[start]

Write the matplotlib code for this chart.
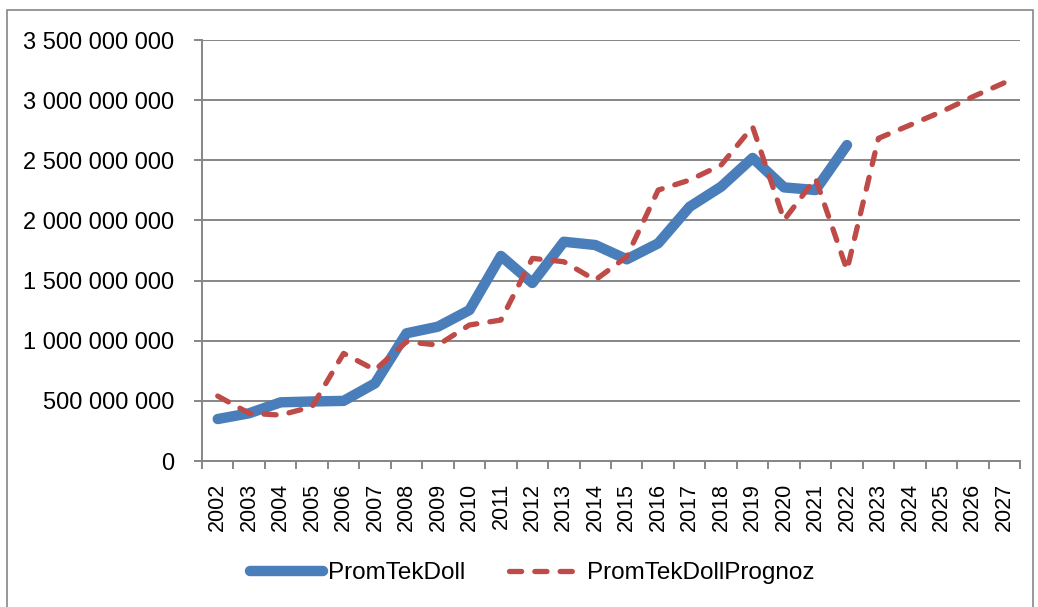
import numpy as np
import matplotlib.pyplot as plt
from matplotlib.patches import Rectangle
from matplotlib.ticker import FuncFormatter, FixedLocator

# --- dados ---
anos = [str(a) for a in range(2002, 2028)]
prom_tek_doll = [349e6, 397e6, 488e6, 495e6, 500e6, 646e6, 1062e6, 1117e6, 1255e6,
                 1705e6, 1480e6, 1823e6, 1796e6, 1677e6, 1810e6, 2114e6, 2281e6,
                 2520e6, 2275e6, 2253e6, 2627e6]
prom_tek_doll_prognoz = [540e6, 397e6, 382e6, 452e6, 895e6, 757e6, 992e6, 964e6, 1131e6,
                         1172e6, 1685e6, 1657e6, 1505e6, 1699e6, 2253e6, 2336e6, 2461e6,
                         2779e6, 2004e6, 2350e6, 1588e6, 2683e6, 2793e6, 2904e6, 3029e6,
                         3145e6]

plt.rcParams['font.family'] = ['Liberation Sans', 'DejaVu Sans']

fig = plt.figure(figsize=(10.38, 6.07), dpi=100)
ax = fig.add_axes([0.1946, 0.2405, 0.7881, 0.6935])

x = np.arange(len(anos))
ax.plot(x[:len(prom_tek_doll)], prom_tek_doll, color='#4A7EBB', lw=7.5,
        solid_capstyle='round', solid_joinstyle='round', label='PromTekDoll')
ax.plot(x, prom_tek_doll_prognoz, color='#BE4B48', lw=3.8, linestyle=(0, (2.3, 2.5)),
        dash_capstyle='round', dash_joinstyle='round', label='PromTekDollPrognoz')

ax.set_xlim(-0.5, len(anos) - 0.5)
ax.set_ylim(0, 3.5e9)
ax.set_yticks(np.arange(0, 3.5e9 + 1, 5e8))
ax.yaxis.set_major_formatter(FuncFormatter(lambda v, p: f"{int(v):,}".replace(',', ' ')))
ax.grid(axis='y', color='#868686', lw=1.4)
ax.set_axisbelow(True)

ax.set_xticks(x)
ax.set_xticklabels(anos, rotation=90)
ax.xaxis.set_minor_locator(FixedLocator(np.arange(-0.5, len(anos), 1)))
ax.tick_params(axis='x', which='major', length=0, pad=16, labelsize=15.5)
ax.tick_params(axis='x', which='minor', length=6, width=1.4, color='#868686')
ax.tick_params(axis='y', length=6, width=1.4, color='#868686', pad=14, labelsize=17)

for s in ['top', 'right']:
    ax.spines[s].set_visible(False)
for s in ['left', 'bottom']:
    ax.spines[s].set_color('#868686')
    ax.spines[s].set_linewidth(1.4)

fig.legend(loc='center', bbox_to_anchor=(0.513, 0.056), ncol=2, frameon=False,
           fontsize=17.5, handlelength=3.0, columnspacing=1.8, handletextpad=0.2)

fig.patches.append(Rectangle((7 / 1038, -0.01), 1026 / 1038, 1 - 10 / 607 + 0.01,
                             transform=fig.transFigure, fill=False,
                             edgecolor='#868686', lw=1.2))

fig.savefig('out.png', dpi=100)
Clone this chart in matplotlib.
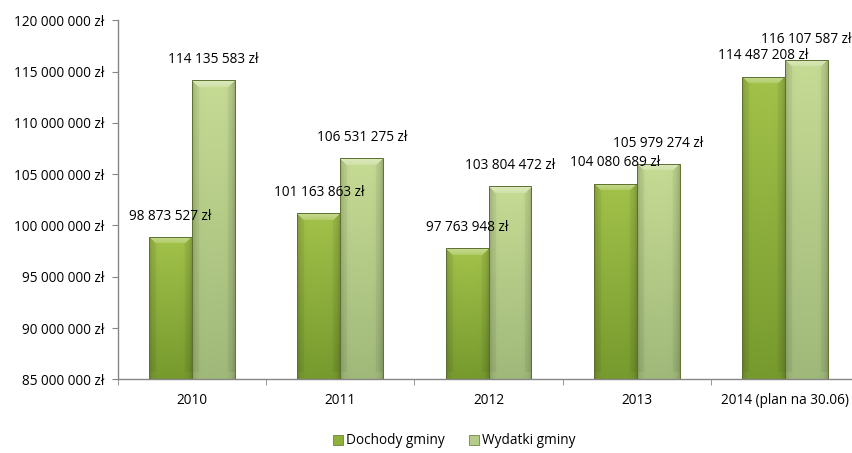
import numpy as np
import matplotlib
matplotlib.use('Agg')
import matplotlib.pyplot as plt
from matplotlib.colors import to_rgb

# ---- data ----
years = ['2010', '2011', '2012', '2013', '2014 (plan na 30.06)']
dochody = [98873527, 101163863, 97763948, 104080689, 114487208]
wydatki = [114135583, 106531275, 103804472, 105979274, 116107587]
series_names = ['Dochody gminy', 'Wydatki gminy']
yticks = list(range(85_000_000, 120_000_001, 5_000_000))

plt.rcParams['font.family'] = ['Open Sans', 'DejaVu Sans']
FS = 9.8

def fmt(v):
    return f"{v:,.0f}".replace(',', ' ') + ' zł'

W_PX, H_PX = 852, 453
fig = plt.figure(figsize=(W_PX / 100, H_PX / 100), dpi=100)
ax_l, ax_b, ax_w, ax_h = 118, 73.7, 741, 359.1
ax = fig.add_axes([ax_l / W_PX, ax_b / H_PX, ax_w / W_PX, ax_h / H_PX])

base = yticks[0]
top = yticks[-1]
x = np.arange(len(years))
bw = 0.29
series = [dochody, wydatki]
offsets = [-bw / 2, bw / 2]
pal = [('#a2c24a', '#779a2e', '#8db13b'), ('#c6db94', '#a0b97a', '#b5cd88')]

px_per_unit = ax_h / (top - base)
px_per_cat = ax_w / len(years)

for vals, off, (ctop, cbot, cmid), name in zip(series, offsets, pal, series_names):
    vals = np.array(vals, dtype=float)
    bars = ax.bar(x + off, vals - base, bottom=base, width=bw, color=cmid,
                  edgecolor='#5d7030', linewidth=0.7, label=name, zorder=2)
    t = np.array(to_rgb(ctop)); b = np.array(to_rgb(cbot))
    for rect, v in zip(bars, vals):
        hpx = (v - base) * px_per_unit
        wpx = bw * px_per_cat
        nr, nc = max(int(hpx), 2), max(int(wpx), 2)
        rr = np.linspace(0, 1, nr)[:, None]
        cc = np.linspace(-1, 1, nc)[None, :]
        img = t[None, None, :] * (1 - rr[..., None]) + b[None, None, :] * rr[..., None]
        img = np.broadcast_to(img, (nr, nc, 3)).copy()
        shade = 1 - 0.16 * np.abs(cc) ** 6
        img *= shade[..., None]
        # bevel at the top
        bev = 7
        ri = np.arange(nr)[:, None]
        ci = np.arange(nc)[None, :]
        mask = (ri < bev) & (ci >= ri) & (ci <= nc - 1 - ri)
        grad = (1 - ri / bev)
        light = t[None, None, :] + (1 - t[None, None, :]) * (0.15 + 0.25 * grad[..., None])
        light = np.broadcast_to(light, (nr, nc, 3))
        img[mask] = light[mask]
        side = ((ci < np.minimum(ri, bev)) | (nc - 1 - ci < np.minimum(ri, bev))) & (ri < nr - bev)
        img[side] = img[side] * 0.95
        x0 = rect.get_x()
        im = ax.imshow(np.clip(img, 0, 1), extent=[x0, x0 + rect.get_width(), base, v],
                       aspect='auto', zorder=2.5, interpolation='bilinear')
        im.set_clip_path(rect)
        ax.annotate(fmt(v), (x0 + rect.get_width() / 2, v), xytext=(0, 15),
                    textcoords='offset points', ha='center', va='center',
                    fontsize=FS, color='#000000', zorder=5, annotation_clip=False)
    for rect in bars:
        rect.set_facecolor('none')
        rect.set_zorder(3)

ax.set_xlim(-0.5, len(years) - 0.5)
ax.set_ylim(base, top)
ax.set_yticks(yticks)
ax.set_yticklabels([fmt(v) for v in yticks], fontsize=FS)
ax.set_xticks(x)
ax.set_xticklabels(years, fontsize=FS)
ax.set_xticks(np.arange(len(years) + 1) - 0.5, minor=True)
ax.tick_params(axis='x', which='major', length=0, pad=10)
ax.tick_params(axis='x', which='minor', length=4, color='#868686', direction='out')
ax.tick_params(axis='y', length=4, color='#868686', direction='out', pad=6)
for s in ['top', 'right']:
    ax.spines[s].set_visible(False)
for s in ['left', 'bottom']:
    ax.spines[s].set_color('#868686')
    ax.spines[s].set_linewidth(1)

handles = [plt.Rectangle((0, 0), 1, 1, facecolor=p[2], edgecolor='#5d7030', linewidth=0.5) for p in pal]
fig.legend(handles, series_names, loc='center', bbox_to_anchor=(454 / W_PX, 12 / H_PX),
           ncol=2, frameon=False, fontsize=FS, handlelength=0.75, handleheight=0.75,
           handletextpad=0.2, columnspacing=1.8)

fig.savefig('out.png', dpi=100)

[end]

▶ [Task to carry out]: Quote every line word for word and keep the images out of the copy.

▶ [Finished answer]:
Write the matplotlib code for this chart.
import numpy as np
import matplotlib.pyplot as plt
from matplotlib.patches import Rectangle
from matplotlib.ticker import FuncFormatter, FixedLocator

# --- dados ---
anos = [str(a) for a in range(2002, 2028)]
prom_tek_doll = [349e6, 397e6, 488e6, 495e6, 500e6, 646e6, 1062e6, 1117e6, 1255e6,
                 1705e6, 1480e6, 1823e6, 1796e6, 1677e6, 1810e6, 2114e6, 2281e6,
                 2520e6, 2275e6, 2253e6, 2627e6]
prom_tek_doll_prognoz = [540e6, 397e6, 382e6, 452e6, 895e6, 757e6, 992e6, 964e6, 1131e6,
                         1172e6, 1685e6, 1657e6, 1505e6, 1699e6, 2253e6, 2336e6, 2461e6,
                         2779e6, 2004e6, 2350e6, 1588e6, 2683e6, 2793e6, 2904e6, 3029e6,
                         3145e6]

plt.rcParams['font.family'] = ['Liberation Sans', 'DejaVu Sans']

fig = plt.figure(figsize=(10.38, 6.07), dpi=100)
ax = fig.add_axes([0.1946, 0.2405, 0.7881, 0.6935])

x = np.arange(len(anos))
ax.plot(x[:len(prom_tek_doll)], prom_tek_doll, color='#4A7EBB', lw=7.5,
        solid_capstyle='round', solid_joinstyle='round', label='PromTekDoll')
ax.plot(x, prom_tek_doll_prognoz, color='#BE4B48', lw=3.8, linestyle=(0, (2.3, 2.5)),
        dash_capstyle='round', dash_joinstyle='round', label='PromTekDollPrognoz')

ax.set_xlim(-0.5, len(anos) - 0.5)
ax.set_ylim(0, 3.5e9)
ax.set_yticks(np.arange(0, 3.5e9 + 1, 5e8))
ax.yaxis.set_major_formatter(FuncFormatter(lambda v, p: f"{int(v):,}".replace(',', ' ')))
ax.grid(axis='y', color='#868686', lw=1.4)
ax.set_axisbelow(True)

ax.set_xticks(x)
ax.set_xticklabels(anos, rotation=90)
ax.xaxis.set_minor_locator(FixedLocator(np.arange(-0.5, len(anos), 1)))
ax.tick_params(axis='x', which='major', length=0, pad=16, labelsize=15.5)
ax.tick_params(axis='x', which='minor', length=6, width=1.4, color='#868686')
ax.tick_params(axis='y', length=6, width=1.4, color='#868686', pad=14, labelsize=17)

for s in ['top', 'right']:
    ax.spines[s].set_visible(False)
for s in ['left', 'bottom']:
    ax.spines[s].set_color('#868686')
    ax.spines[s].set_linewidth(1.4)

fig.legend(loc='center', bbox_to_anchor=(0.513, 0.056), ncol=2, frameon=False,
           fontsize=17.5, handlelength=3.0, columnspacing=1.8, handletextpad=0.2)

fig.patches.append(Rectangle((7 / 1038, -0.01), 1026 / 1038, 1 - 10 / 607 + 0.01,
                             transform=fig.transFigure, fill=False,
                             edgecolor='#868686', lw=1.2))

fig.savefig('out.png', dpi=100)
Clone this chart in matplotlib.
import numpy as np
import matplotlib
matplotlib.use('Agg')
import matplotlib.pyplot as plt
from matplotlib.colors import to_rgb

# ---- data ----
years = ['2010', '2011', '2012', '2013', '2014 (plan na 30.06)']
dochody = [98873527, 101163863, 97763948, 104080689, 114487208]
wydatki = [114135583, 106531275, 103804472, 105979274, 116107587]
series_names = ['Dochody gminy', 'Wydatki gminy']
yticks = list(range(85_000_000, 120_000_001, 5_000_000))

plt.rcParams['font.family'] = ['Open Sans', 'DejaVu Sans']
FS = 9.8

def fmt(v):
    return f"{v:,.0f}".replace(',', ' ') + ' zł'

W_PX, H_PX = 852, 453
fig = plt.figure(figsize=(W_PX / 100, H_PX / 100), dpi=100)
ax_l, ax_b, ax_w, ax_h = 118, 73.7, 741, 359.1
ax = fig.add_axes([ax_l / W_PX, ax_b / H_PX, ax_w / W_PX, ax_h / H_PX])

base = yticks[0]
top = yticks[-1]
x = np.arange(len(years))
bw = 0.29
series = [dochody, wydatki]
offsets = [-bw / 2, bw / 2]
pal = [('#a2c24a', '#779a2e', '#8db13b'), ('#c6db94', '#a0b97a', '#b5cd88')]

px_per_unit = ax_h / (top - base)
px_per_cat = ax_w / len(years)

for vals, off, (ctop, cbot, cmid), name in zip(series, offsets, pal, series_names):
    vals = np.array(vals, dtype=float)
    bars = ax.bar(x + off, vals - base, bottom=base, width=bw, color=cmid,
                  edgecolor='#5d7030', linewidth=0.7, label=name, zorder=2)
    t = np.array(to_rgb(ctop)); b = np.array(to_rgb(cbot))
    for rect, v in zip(bars, vals):
        hpx = (v - base) * px_per_unit
        wpx = bw * px_per_cat
        nr, nc = max(int(hpx), 2), max(int(wpx), 2)
        rr = np.linspace(0, 1, nr)[:, None]
        cc = np.linspace(-1, 1, nc)[None, :]
        img = t[None, None, :] * (1 - rr[..., None]) + b[None, None, :] * rr[..., None]
        img = np.broadcast_to(img, (nr, nc, 3)).copy()
        shade = 1 - 0.16 * np.abs(cc) ** 6
        img *= shade[..., None]
        # bevel at the top
        bev = 7
        ri = np.arange(nr)[:, None]
        ci = np.arange(nc)[None, :]
        mask = (ri < bev) & (ci >= ri) & (ci <= nc - 1 - ri)
        grad = (1 - ri / bev)
        light = t[None, None, :] + (1 - t[None, None, :]) * (0.15 + 0.25 * grad[..., None])
        light = np.broadcast_to(light, (nr, nc, 3))
        img[mask] = light[mask]
        side = ((ci < np.minimum(ri, bev)) | (nc - 1 - ci < np.minimum(ri, bev))) & (ri < nr - bev)
        img[side] = img[side] * 0.95
        x0 = rect.get_x()
        im = ax.imshow(np.clip(img, 0, 1), extent=[x0, x0 + rect.get_width(), base, v],
                       aspect='auto', zorder=2.5, interpolation='bilinear')
        im.set_clip_path(rect)
        ax.annotate(fmt(v), (x0 + rect.get_width() / 2, v), xytext=(0, 15),
                    textcoords='offset points', ha='center', va='center',
                    fontsize=FS, color='#000000', zorder=5, annotation_clip=False)
    for rect in bars:
        rect.set_facecolor('none')
        rect.set_zorder(3)

ax.set_xlim(-0.5, len(years) - 0.5)
ax.set_ylim(base, top)
ax.set_yticks(yticks)
ax.set_yticklabels([fmt(v) for v in yticks], fontsize=FS)
ax.set_xticks(x)
ax.set_xticklabels(years, fontsize=FS)
ax.set_xticks(np.arange(len(years) + 1) - 0.5, minor=True)
ax.tick_params(axis='x', which='major', length=0, pad=10)
ax.tick_params(axis='x', which='minor', length=4, color='#868686', direction='out')
ax.tick_params(axis='y', length=4, color='#868686', direction='out', pad=6)
for s in ['top', 'right']:
    ax.spines[s].set_visible(False)
for s in ['left', 'bottom']:
    ax.spines[s].set_color('#868686')
    ax.spines[s].set_linewidth(1)

handles = [plt.Rectangle((0, 0), 1, 1, facecolor=p[2], edgecolor='#5d7030', linewidth=0.5) for p in pal]
fig.legend(handles, series_names, loc='center', bbox_to_anchor=(454 / W_PX, 12 / H_PX),
           ncol=2, frameon=False, fontsize=FS, handlelength=0.75, handleheight=0.75,
           handletextpad=0.2, columnspacing=1.8)

fig.savefig('out.png', dpi=100)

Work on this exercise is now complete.